Industrial Decarbonization (steel, cement, chemicals)

Source Metadata

IEA Technology Definition

The IEA classifies industrial decarbonization technologies as solutions targeting the three hardest-to-abate industrial sectors: steel, cement, and chemicals. These sectors produce approximately 70% of industrial CO2 emissions. Key technology pathways include hydrogen-based direct reduction of iron (H-DRI), electrification of process heat, alternative cement chemistries (including supplementary cementitious materials), catalytic process innovation in chemicals, and circular economy approaches.

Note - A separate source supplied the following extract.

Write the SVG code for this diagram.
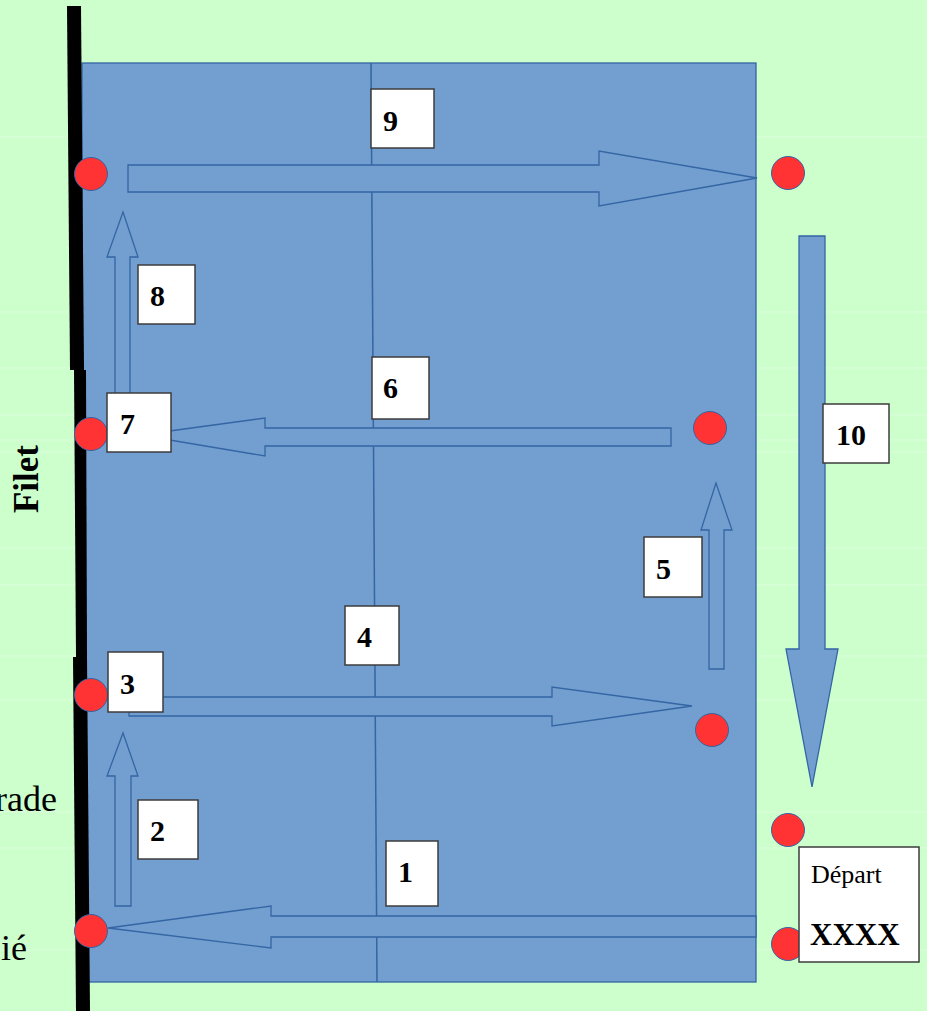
<svg xmlns="http://www.w3.org/2000/svg" width="927" height="1011" viewBox="0 0 927 1011">
<style>
.grid{stroke:#dcfcdc;stroke-width:1;fill:none}
.arrow{fill:#729fcf;stroke:#3465a4;stroke-width:1.3;stroke-linejoin:miter}
.dot{fill:#ff3333;stroke:#3465a4;stroke-width:1}
.box{fill:#ffffff;stroke:#3c3c3c;stroke-width:1.5}
.num{font-family:"Liberation Serif","Times New Roman",serif;font-weight:bold;font-size:30px;fill:#000}
.side{font-family:"Liberation Serif","Times New Roman",serif;font-size:36px;fill:#000}
</style>
<rect x="0" y="0" width="927" height="1011" fill="#ccffcc"/>
<g id="grid">
<path class="grid" d="M0,137H927M0,312H927M0,368H927M0,415H927M0,440H927M0,452H927M0,548H927M0,585H927M0,656H927M0,700H927M0,812H927M0,848H927M0,950H927"/>
</g>
<g id="court">
<rect x="82" y="63" width="674" height="919" fill="#729fcf" stroke="#3465a4" stroke-width="1.3"/>
<path d="M371,63 L377,982" stroke="#3465a4" stroke-width="1.5" fill="none"/>
</g>
<g id="net">
<polygon points="67,6 81,6 84,370 70,370" fill="#000"/>
<polygon points="74,370 86,370 87,657 76,657" fill="#000"/>
<polygon points="73,657 87,657 90,1011 76,1011" fill="#000"/>
</g>
<g id="labels">
<text class="side" x="57" y="811" text-anchor="end">rade</text>
<text class="side" x="27" y="960" text-anchor="end">ié</text>
<text x="38" y="479" transform="rotate(-90 38 479)" text-anchor="middle" font-family="Liberation Serif, Times New Roman, serif" font-weight="bold" font-size="35" fill="#000">Filet</text>
</g>
<g id="connectors">
<path class="arrow" d="M128,165 H599 V151 L757,178 L599,206 V192 H128 Z"/>
<path class="arrow" d="M115,395 V257 H107 L123,212 L138,257 H130 V395 Z"/>
<path class="arrow" d="M671,428 H265 V418 L140,435 L265,456 V446 H671 Z"/>
<path class="arrow" d="M129,697 H552 V687 L692,706 L552,726 V716 H129 Z"/>
<path class="arrow" d="M115,906 V776 H107 L123,733 L138,776 H131 V906 Z"/>
<path class="arrow" d="M756,916 H271 V906 L108,928 L271,948 V937 H756 Z"/>
<path class="arrow" d="M709,669 V530 H701 L716,483 L732,530 H724 V669 Z"/>
<path class="arrow" d="M799,236 H825 V649 H838 L812,787 L786,649 H799 Z"/>
</g>
<g id="dots">
<circle class="dot" cx="91" cy="174" r="16.5"/>
<circle class="dot" cx="788" cy="173" r="16.5"/>
<circle class="dot" cx="91" cy="434" r="16.5"/>
<circle class="dot" cx="710" cy="428" r="16.5"/>
<circle class="dot" cx="91" cy="695" r="16.5"/>
<circle class="dot" cx="712" cy="730" r="16.5"/>
<circle class="dot" cx="91" cy="931" r="16.5"/>
<circle class="dot" cx="788" cy="830" r="16.5"/>
<circle class="dot" cx="788" cy="944" r="16.5"/>
</g>
<g id="node-9"><rect class="box" x="371" y="89" width="63" height="59"/><text class="num" x="383" y="131">9</text></g>
<g id="node-8"><rect class="box" x="138" y="265" width="57" height="59"/><text class="num" x="150" y="306">8</text></g>
<g id="node-7"><rect class="box" x="107" y="393" width="64" height="59"/><text class="num" x="120" y="434">7</text></g>
<g id="node-6"><rect class="box" x="372" y="357" width="57" height="62"/><text class="num" x="383" y="398">6</text></g>
<g id="node-10"><rect class="box" x="823" y="404" width="66" height="59"/><text class="num" x="836" y="445">10</text></g>
<g id="node-5"><rect class="box" x="644" y="537" width="58" height="60"/><text class="num" x="656" y="579">5</text></g>
<g id="node-4"><rect class="box" x="345" y="606" width="54" height="59"/><text class="num" x="357" y="647">4</text></g>
<g id="node-3"><rect class="box" x="108" y="652" width="55" height="60"/><text class="num" x="120" y="694">3</text></g>
<g id="node-2"><rect class="box" x="138" y="800" width="60" height="59"/><text class="num" x="150" y="841">2</text></g>
<g id="node-1"><rect class="box" x="386" y="841" width="52" height="65"/><text class="num" x="398" y="882">1</text></g>
<g id="node-depart">
<rect class="box" x="799" y="847" width="120" height="115"/>
<text x="811" y="883" font-family="Liberation Serif, Times New Roman, serif" font-size="26" fill="#000">Départ</text>
<text x="810" y="945" font-family="Liberation Serif, Times New Roman, serif" font-weight="bold" font-size="31" fill="#000">XXXX</text>
</g>
</svg>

Technology Readiness & Deployment

Most deep industrial decarbonization technologies are at demonstration or early commercial stage. Hydrogen-based steelmaking (H-DRI) is being piloted by SSAB/HYBRIT in Sweden and others in Europe. Low-clinker cements and supplementary materials are commercially available but adoption is slow. Green ammonia and methanol production from green hydrogen are at pilot to early commercial scale. The IEA rates heavy industry decarbonization as not on track for net zero, requiring massive scale-up of investment and innovation.

Key Metrics & Benchmarks

Steel production accounts for approximately 7% of global CO2 emissions, cement for 7%, and chemicals for 4%. H-DRI steel currently costs 20-40% more than conventional blast furnace steel. Global steel production exceeds 1.9 billion tonnes annually. Cement production reaches approximately 4.2 billion tonnes. The IEA estimates that reaching net zero requires near-zero-emission steel and cement to reach commercial scale by 2030.

LATAM Relevance

Brazil is the world's ninth-largest steel producer and a major cement and chemicals market. Colombia and Peru have significant cement industries. LATAM's access to low-cost renewable electricity and green hydrogen potential positions the region for low-carbon industrial production. Brazil's charcoal-based steelmaking (using planted eucalyptus) is already partially decarbonized. Carbon pricing mechanisms in Chile, Colombia, and Mexico create incentives for industrial decarbonization.

Critical Minerals Link

Industrial decarbonization increases demand for hydrogen (requiring electrolyser minerals), advanced catalysts (platinum group metals for chemical processes), and specialty alloys for high-temperature electrification. Circular economy approaches in industry can reduce overall mineral demand by improving recycling rates of steel, aluminium, and copper.

Cleantech Taxonomy Crosswalk

Maps to Cleantech Taxonomy sectors: IN (Industry) — steel, cement, chemicals decarbonization; ES (Energy Systems) — industrial hydrogen demand; XS (Cross-Sectoral) — circular economy, carbon pricing, green procurement.